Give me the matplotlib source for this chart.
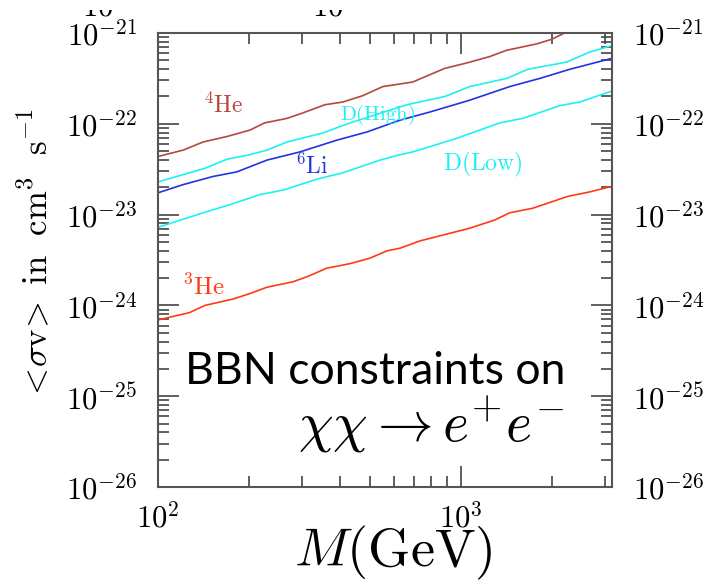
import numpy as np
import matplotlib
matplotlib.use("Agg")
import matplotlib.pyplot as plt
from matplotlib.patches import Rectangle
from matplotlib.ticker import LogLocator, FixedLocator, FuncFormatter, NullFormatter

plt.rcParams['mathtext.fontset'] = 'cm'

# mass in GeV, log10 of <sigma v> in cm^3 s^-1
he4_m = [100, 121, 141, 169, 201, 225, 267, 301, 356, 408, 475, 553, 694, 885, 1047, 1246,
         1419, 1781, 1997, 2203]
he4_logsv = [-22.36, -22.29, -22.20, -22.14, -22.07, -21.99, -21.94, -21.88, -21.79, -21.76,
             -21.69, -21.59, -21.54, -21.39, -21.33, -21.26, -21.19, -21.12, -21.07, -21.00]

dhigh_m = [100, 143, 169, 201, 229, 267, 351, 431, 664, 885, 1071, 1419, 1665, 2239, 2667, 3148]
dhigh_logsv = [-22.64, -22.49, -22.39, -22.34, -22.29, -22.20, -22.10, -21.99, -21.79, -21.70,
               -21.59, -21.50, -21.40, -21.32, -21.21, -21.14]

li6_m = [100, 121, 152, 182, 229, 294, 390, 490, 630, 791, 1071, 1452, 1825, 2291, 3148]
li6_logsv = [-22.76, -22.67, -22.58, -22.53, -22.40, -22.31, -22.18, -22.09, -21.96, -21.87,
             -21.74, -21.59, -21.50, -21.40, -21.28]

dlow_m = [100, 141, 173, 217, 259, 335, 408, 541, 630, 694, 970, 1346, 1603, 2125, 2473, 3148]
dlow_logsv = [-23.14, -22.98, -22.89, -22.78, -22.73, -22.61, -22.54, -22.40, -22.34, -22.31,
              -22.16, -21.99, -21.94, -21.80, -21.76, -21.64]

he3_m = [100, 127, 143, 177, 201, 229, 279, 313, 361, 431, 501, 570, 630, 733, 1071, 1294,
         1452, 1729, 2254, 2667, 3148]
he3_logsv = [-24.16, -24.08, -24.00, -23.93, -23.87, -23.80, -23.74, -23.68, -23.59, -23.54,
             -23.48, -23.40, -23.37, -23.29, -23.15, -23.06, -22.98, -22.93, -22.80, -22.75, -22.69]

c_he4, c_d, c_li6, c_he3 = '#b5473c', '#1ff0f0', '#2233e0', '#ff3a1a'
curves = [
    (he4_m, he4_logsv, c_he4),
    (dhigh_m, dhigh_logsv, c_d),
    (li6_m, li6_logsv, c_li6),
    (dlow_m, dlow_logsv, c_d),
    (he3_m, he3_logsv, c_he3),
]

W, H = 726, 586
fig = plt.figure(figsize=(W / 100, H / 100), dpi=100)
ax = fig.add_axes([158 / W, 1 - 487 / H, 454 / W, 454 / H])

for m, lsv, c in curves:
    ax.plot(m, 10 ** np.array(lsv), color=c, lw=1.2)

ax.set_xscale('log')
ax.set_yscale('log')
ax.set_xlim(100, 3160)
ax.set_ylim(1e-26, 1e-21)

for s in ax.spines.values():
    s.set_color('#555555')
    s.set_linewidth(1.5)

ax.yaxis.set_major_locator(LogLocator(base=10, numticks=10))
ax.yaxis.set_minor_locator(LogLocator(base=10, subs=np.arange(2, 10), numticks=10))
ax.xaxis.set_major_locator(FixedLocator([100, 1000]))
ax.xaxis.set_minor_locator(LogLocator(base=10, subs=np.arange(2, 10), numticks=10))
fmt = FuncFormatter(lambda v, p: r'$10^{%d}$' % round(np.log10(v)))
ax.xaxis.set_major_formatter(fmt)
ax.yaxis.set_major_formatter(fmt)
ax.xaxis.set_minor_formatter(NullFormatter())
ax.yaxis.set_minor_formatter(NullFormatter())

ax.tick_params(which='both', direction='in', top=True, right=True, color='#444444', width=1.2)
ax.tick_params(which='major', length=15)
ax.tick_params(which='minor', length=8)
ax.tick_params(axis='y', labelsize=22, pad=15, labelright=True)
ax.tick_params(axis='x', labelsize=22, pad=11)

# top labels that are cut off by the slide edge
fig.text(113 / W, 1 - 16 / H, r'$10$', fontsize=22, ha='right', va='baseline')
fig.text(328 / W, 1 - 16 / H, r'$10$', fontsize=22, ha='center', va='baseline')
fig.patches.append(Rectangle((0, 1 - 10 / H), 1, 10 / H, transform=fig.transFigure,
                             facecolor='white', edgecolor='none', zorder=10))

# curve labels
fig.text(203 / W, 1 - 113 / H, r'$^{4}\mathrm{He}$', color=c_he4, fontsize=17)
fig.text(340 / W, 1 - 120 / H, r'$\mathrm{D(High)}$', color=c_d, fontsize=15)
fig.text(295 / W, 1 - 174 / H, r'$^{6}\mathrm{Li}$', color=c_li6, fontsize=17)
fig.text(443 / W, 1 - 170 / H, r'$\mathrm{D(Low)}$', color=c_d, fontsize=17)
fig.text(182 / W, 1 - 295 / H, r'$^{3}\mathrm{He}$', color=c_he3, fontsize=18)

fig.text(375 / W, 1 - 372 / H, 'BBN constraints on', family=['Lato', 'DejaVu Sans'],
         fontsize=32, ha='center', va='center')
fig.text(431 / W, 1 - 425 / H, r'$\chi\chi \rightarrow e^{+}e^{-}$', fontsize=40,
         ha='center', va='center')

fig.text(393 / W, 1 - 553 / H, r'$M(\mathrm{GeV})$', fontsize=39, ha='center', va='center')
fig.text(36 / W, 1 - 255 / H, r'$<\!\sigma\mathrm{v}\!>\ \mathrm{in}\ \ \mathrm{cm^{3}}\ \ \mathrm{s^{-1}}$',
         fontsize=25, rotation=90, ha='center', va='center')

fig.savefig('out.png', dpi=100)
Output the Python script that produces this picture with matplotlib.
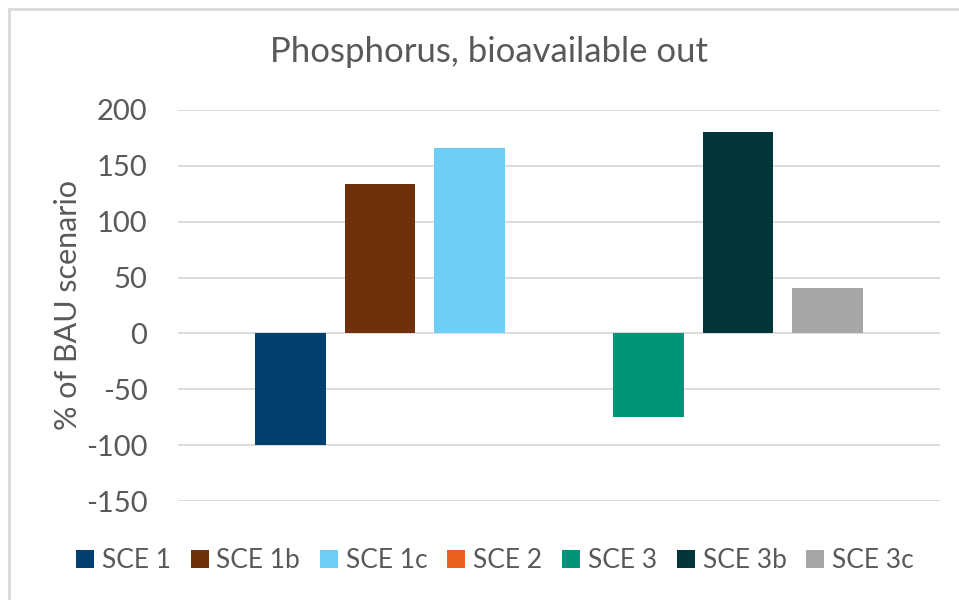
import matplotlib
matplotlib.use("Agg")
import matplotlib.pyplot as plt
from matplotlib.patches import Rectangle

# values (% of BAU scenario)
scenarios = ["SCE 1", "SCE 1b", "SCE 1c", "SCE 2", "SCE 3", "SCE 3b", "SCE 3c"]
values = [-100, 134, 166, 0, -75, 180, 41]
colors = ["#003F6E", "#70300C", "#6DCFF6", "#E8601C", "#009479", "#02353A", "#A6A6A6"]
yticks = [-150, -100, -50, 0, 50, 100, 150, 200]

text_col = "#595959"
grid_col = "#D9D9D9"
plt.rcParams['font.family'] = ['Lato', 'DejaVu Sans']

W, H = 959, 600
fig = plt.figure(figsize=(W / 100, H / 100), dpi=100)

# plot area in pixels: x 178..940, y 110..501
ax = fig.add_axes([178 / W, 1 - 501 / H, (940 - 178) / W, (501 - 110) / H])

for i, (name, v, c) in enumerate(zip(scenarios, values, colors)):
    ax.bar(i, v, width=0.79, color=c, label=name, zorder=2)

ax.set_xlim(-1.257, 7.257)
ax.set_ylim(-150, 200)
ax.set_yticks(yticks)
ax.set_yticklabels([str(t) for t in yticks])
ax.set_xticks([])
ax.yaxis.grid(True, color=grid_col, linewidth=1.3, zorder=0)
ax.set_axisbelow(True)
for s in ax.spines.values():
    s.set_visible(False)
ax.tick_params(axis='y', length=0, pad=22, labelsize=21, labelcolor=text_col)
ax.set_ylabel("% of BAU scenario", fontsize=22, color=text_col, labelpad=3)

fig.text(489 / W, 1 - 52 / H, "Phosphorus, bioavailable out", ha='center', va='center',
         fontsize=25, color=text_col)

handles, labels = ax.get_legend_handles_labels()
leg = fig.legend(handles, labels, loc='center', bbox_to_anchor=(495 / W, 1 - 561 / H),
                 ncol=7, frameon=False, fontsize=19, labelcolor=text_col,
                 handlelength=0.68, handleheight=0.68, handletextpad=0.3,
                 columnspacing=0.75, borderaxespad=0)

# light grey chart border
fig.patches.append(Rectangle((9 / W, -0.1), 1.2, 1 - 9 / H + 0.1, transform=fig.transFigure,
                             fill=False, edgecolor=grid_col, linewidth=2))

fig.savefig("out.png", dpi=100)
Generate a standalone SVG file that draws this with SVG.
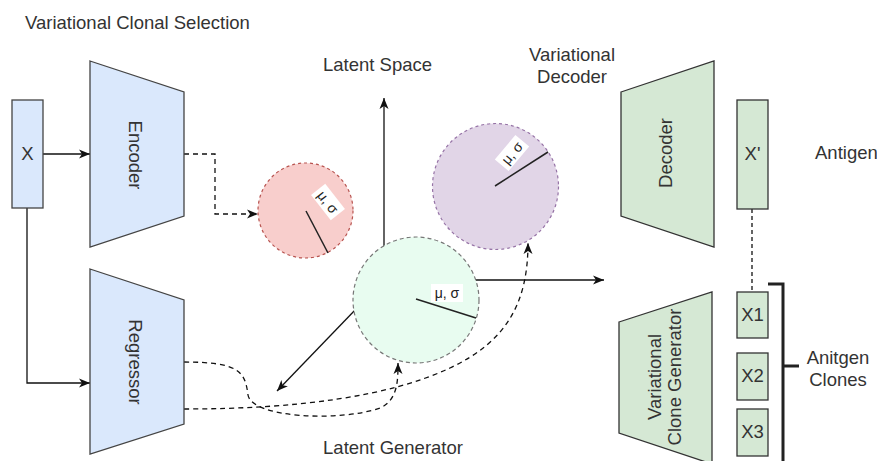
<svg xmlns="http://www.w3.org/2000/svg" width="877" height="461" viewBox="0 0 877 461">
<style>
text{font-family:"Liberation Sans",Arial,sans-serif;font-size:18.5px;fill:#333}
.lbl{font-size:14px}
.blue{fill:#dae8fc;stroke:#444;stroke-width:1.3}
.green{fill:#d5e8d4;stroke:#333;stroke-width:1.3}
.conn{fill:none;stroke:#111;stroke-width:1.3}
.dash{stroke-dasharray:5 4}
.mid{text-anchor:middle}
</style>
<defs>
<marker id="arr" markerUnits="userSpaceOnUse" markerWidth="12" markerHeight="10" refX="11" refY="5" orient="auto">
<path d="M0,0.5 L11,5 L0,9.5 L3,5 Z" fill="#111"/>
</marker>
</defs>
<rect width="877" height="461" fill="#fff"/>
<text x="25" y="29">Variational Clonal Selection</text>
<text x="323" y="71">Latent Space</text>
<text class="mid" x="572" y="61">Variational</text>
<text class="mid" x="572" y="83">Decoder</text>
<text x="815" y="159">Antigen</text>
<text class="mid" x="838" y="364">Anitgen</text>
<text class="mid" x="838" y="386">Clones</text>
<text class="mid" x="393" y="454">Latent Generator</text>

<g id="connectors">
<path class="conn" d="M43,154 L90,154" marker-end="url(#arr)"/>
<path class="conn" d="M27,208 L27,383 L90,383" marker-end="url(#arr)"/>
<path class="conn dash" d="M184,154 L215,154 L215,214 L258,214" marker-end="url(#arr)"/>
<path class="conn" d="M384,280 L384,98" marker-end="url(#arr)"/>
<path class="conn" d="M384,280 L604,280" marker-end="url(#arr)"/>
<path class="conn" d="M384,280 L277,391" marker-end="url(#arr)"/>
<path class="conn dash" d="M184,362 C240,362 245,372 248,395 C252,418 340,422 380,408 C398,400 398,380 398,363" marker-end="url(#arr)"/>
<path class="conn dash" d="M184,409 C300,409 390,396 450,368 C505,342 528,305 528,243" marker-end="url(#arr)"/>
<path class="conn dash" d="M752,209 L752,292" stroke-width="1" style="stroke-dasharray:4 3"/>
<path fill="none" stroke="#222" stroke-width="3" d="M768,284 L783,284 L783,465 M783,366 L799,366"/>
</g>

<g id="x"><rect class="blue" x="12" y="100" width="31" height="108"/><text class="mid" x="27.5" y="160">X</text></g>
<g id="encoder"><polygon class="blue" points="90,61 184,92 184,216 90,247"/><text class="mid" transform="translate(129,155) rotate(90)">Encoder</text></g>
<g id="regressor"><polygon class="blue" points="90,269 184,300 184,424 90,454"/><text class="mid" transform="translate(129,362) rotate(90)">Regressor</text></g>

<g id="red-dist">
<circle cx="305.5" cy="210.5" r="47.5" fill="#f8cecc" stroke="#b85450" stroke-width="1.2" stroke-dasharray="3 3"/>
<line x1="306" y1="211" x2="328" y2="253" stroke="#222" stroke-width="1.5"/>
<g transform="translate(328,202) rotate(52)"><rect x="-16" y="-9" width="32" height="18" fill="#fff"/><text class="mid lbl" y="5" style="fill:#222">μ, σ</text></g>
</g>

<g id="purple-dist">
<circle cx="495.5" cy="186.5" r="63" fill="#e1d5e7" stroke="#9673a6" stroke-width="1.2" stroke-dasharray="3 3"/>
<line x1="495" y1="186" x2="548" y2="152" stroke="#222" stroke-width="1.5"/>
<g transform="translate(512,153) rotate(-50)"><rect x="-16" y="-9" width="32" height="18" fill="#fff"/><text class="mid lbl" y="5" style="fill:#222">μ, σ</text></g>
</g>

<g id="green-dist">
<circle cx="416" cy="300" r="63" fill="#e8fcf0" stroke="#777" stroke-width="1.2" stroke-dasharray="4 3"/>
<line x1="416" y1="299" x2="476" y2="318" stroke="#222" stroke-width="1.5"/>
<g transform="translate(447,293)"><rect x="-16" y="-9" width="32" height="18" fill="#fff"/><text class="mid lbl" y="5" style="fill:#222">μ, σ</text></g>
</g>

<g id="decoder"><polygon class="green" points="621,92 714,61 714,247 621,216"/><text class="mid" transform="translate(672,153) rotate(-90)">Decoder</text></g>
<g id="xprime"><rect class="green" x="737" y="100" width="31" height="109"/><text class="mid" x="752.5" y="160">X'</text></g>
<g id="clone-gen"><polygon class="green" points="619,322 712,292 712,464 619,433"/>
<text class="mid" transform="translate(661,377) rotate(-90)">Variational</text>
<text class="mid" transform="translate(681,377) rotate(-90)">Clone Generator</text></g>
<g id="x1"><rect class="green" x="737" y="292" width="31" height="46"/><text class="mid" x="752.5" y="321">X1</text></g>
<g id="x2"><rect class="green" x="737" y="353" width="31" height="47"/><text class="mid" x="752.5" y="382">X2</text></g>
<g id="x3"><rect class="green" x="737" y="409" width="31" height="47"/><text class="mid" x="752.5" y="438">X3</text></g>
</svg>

- [What the exercise asks]
Repeat only the lines from the beginning of the material through the line containing "-22.16, -21.99, -21.94, -21.80, -21.76, -21.64]", both ends kept, leaving pictures out.

- [Output for this exercise]
Give me the matplotlib source for this chart.
import numpy as np
import matplotlib
matplotlib.use("Agg")
import matplotlib.pyplot as plt
from matplotlib.patches import Rectangle
from matplotlib.ticker import LogLocator, FixedLocator, FuncFormatter, NullFormatter

plt.rcParams['mathtext.fontset'] = 'cm'

# mass in GeV, log10 of <sigma v> in cm^3 s^-1
he4_m = [100, 121, 141, 169, 201, 225, 267, 301, 356, 408, 475, 553, 694, 885, 1047, 1246,
         1419, 1781, 1997, 2203]
he4_logsv = [-22.36, -22.29, -22.20, -22.14, -22.07, -21.99, -21.94, -21.88, -21.79, -21.76,
             -21.69, -21.59, -21.54, -21.39, -21.33, -21.26, -21.19, -21.12, -21.07, -21.00]

dhigh_m = [100, 143, 169, 201, 229, 267, 351, 431, 664, 885, 1071, 1419, 1665, 2239, 2667, 3148]
dhigh_logsv = [-22.64, -22.49, -22.39, -22.34, -22.29, -22.20, -22.10, -21.99, -21.79, -21.70,
               -21.59, -21.50, -21.40, -21.32, -21.21, -21.14]

li6_m = [100, 121, 152, 182, 229, 294, 390, 490, 630, 791, 1071, 1452, 1825, 2291, 3148]
li6_logsv = [-22.76, -22.67, -22.58, -22.53, -22.40, -22.31, -22.18, -22.09, -21.96, -21.87,
             -21.74, -21.59, -21.50, -21.40, -21.28]

dlow_m = [100, 141, 173, 217, 259, 335, 408, 541, 630, 694, 970, 1346, 1603, 2125, 2473, 3148]
dlow_logsv = [-23.14, -22.98, -22.89, -22.78, -22.73, -22.61, -22.54, -22.40, -22.34, -22.31,
              -22.16, -21.99, -21.94, -21.80, -21.76, -21.64]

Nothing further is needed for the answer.